Alternative Histories: Hugh Strange Architects on Carlo Scarpa

Hugh Strange Architects, Carlo Scarpa’s studies for a theatre, 2018. Ash timber, micro-ply, 180 × 180 × 130 mm.
Carlo Scarpa (1906–1978), studies for a theatre, 1970. Graphite and coloured pencils on trace, 595 × 870 mm. DMC 2476.

Approximately A1-landscape in size, Carlo Scarpa’s drawing shows a series of studies of an unbuilt theatre project from 1970. A coloured, elevational sketch suggesting a masonry wall cut with slot-like or nearly-rounded apertures, inset with a lighter, framed structure, dominates the drawing. Our eyes are drawn to the details: a prismatic window in a vertical channel; the suggestion of an orthogonal piece of glass fixed to the outside of a curved opening with double-circle glass fixings; and the rhythm of joints along the edge of the roof behind. The scale, though not wholly apparent, appears domestic, perhaps because of the step we see in front of what might be a door.

Below this, a faint sketch reveals this enclosing wall to be circular, appearing vaguely ashtray-like, the drawing also playfully suggesting the eyes, nose and mouth of a smiling face. While these two drawings clearly suggest the same structure, at the bottom of the page a series of ten sketches describe a design that is larger, civic in scale, and that initially seems quite unrelated in appearance.

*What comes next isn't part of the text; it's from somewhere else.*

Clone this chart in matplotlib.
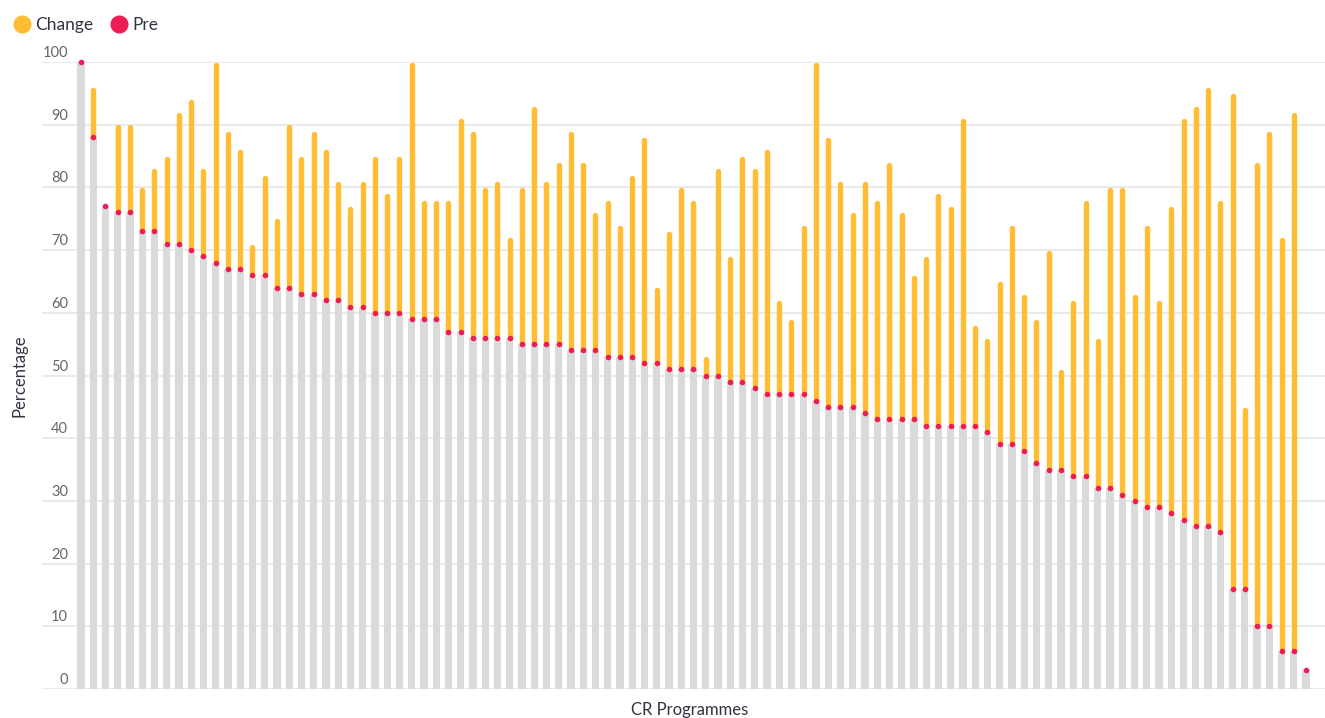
import numpy as np
import matplotlib.pyplot as plt
import matplotlib.transforms as mtransforms
from matplotlib.lines import Line2D

plt.rcParams['font.family'] = ['Lato', 'DejaVu Sans']

# pre score for each programme, sorted high to low
pre = [100, 88, 77, 76, 76, 73, 73, 71, 71, 70, 69, 68, 67, 67, 66, 66, 64, 64, 63, 63,
       62, 62, 61, 61, 60, 60, 60, 59, 59, 59, 57,
       57, 56, 56, 56, 56, 55, 55, 55, 55, 54, 54, 54, 53, 53, 53, 52, 52, 51, 51,
       51, 50, 50, 49, 49, 48, 47, 47, 47, 47, 46, 45, 45, 45, 44, 43,
       43, 43, 43, 42, 42, 42, 42, 42, 41, 39, 39, 38, 36, 35, 35, 34, 34, 32, 32,
       31, 30, 29, 29, 28, 27, 26, 26, 25, 16, 16, 10, 10, 6, 6, 3]

# change (post - pre)
change = [0, 8, 0, 14, 14, 7, 10, 14, 21, 24, 14, 32, 22, 19, 5, 16, 11, 26, 22, 26,
          24, 19, 16, 20, 25, 19, 25, 41, 19, 19, 21,
          34, 33, 24, 25, 16, 25, 38, 26, 29, 35, 30, 22, 25, 21, 29, 36, 12, 22, 29,
          27, 3, 33, 20, 36, 35, 39, 15, 12, 27, 54, 43, 36, 31, 37, 35,
          41, 33, 23, 27, 37, 35, 49, 16, 15, 26, 35, 25, 23, 35, 16, 28, 44, 24, 48,
          49, 33, 45, 33, 49, 64, 67, 70, 53, 79, 29, 74, 79, 66, 86, 0]

yticks = [0, 10, 20, 30, 40, 50, 60, 70, 80, 90, 100]

GREY = '#d9dadc'
ORANGE = '#ffbd33'
RED = '#ee1c55'

pre = np.array(pre)
change = np.array(change)
x = np.arange(len(pre))

fig = plt.figure(figsize=(13.25, 7.18), dpi=100)
ax = fig.add_axes([42/1325, 1 - 689/718, 1283/1325, 627/718])

for t in yticks:
    ax.axhline(t, color='#e6e6e6', lw=1.2, zorder=0)

ax.bar(x, pre, width=0.58, color=GREY, zorder=1)

# rounded tops should end on the value, so pull the line in by the cap radius
lw = 3.9
cap = (lw / 2 * fig.dpi / 72) / (627 / 100)
has = change > 0
lc = ax.vlines(x[has], pre[has], pre[has] + change[has] - cap, color=ORANGE,
               lw=lw, zorder=2, clip_on=False)
lc.set_capstyle('round')

ax.scatter(x, pre, s=16, color=RED, zorder=3, linewidths=0, clip_on=False)

ax.set_xlim(-3.18, 101.55)
ax.set_ylim(0, 100)
ax.set_xticks([])
ax.set_yticks([])
for s in ax.spines.values():
    s.set_visible(False)

# tick labels sit just above their gridlines
trans = mtransforms.offset_copy(ax.get_yaxis_transform(), fig=fig, y=2, units='dots')
for t in yticks:
    ax.text(26/1283, t, str(t), transform=trans, ha='right', va='bottom',
            fontsize=10.5, color='#666666')

ax.set_ylabel('Percentage', fontsize=12, color='#333344')
ax.yaxis.set_label_coords(-0.011, 0.5)
ax.set_xlabel('CR Programmes', fontsize=12, color='#333344')
ax.xaxis.set_label_coords(0.505, -0.021)
ax.xaxis.label.set_verticalalignment('top')

handles = [Line2D([], [], ls='', marker='o', ms=12, color=ORANGE),
           Line2D([], [], ls='', marker='o', ms=12, color=RED)]
fig.legend(handles, ['Change', 'Pre'], loc='upper left', bbox_to_anchor=(13/1325, 1 - 17/718),
           ncol=2, frameon=False, fontsize=12.5, handlelength=1.0, handletextpad=0.3,
           columnspacing=0.94, borderpad=0, borderaxespad=0, labelcolor='#333344')

fig.savefig('out.png', dpi=100)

Two short sections describe a parabolically vaulted roof that in an adjacent, long section tapers in height and width. Plan and axonometric drawings combine these two primary volumes – the low cylindrical drum and the tapered vault – into a single building. Within this are the identifiable primary components of the theatre: entrance, seating, stage and backstage. In these sketches Scarpa explores the formal resolution of the building parts, its two volumes intersecting in various ways, the cylindrical form seemingly partially subsumed within the larger composition. The drawing plays out his preoccupation with detail and acceptance – or perhaps embrace – of an uncertain whole.

Rather than producing our own project in response to this drawing, we sought to continue Scarpa’s, making our own sense of it and grappling with the same formal issues with which he seems to have been. Whilst avoiding certain obvious Scarpa-esque motifs, we hope our model contains some of the design fragments evident in his drawing – the vaulted roof over the sculpted ground, the ashtray-like, cylindrical container and the column glimpsed through concave apertures. More broadly we hope the character, sensuality and warmth have survived.